After seven innings, this game was pretty much set. Brewers up 1-0. Not much offense. Lots of strikeouts. Some amazing defense on display for both teams involving the usual suspects.

Thairo Estrada got in the mix.

The most exciting thing to happen for San Francisco offensively was with ex-Giant Trevor Gott on the mound. After singling with two outs in the 7th, Luis González was thrown out trying to steal second by catcher Vincent Caratini.

The call was initially ruled as safe with González sneaking under a really high, not-great tag by Gold Glover Kolten Wong, but after review, the call was flipped.

It is possible that the umps in New York have different angles than the television replays showed, or they were able to freeze the frame, ultra zoom in on the glove nicking the forearm before the hand found the base, but it did seem weird how quickly the call was overturned. Laces are not considered part of the glove in a tag play. I don’t see anything that would over turn that call.

C’est la life. San Francisco’s replay woes continue.

I had basically written this entire recap in the 6th and 7th innings. Then, as it often does, the game completely changed.

I’m not one to hold grudges...but Trevor Gott did owe us one.

Joc Pederson was down in LA winning a championship at the time of Gott’s fiery car crash of an end as a Giants reliever in 2020—there was no axe to grind there specifically—so Pederson stepped out of the box mid at-bat, picked out a fan who had been chirping at him a little too loudly from the stands and made it personal.

If Pederson had done that Superman nonsense in a Dodgers uniform my insides would’ve exploded in rage…but, as Jerry Seinfeld once said, we’re really out here rooting for laundry.
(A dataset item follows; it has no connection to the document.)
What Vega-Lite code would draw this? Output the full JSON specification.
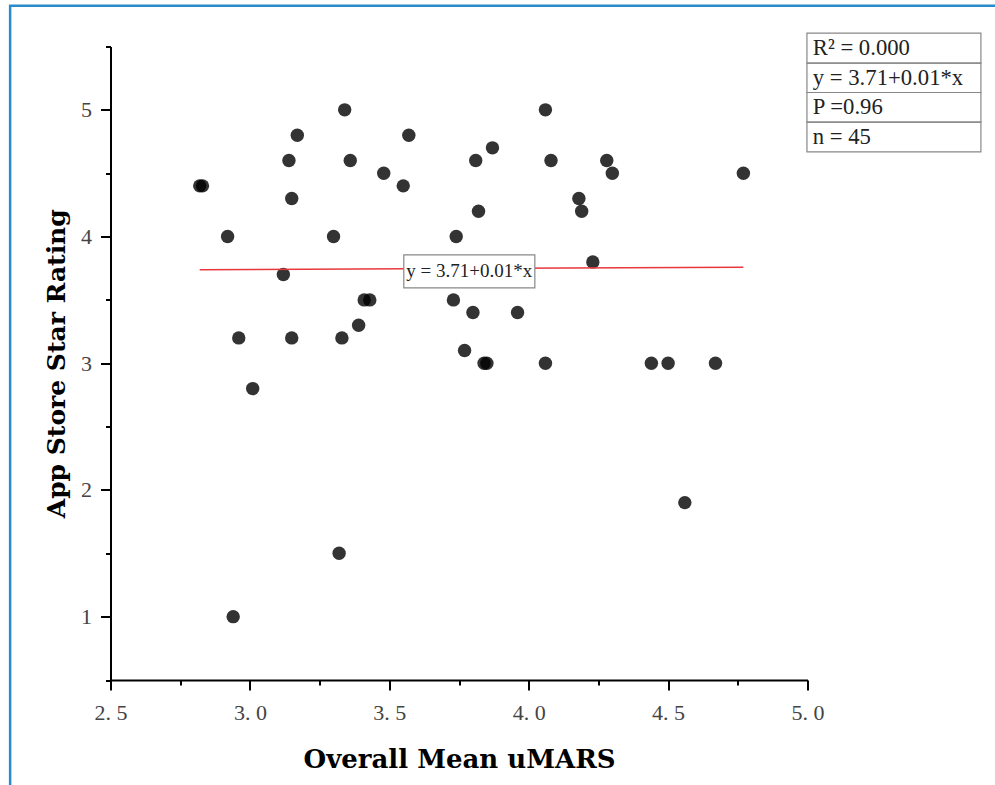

San Francisco up now 2-1 and of course, the Giants bullpen blinked for the second time in 8 innings with Jake McGee throwing a terrible terrible completely awful no good rotten 2-strike, 2-out fastball to Willy Adames.

Home run. Game tied. The scales tip back towards the home team.

In the 9th, reliever Jake Cousins nabbed two quick outs before giving up a four pitch walk to Wilmer Flores, bringing up Luis González...

As great as Pederson’s home run was, I think Gonzálezs two run shot was better.

Joc’s dinger will inevitably rub some people the wrong way, but it was kind-of expected. He was swinging a hot bat. He hits for power. He hits for power exclusively against righties, and it was essentially off the same pitch McGee would soon throw to Adames.

For González, it was the last thing anyone expected. A home run in the big leagues is never going to happen until it happens. It’s an impossibility until it’s not.

For the first home run of his career, it was a doozy: a game winner, on the 7th pitch of the at-bat off a 97 MPH sinker running in on his hands, 109 MPH off the bat, tucking it inside the right field foul pole. Beautiful. As pure as a four bagger could be.

4-2 San Francisco win. The Giants are headed home.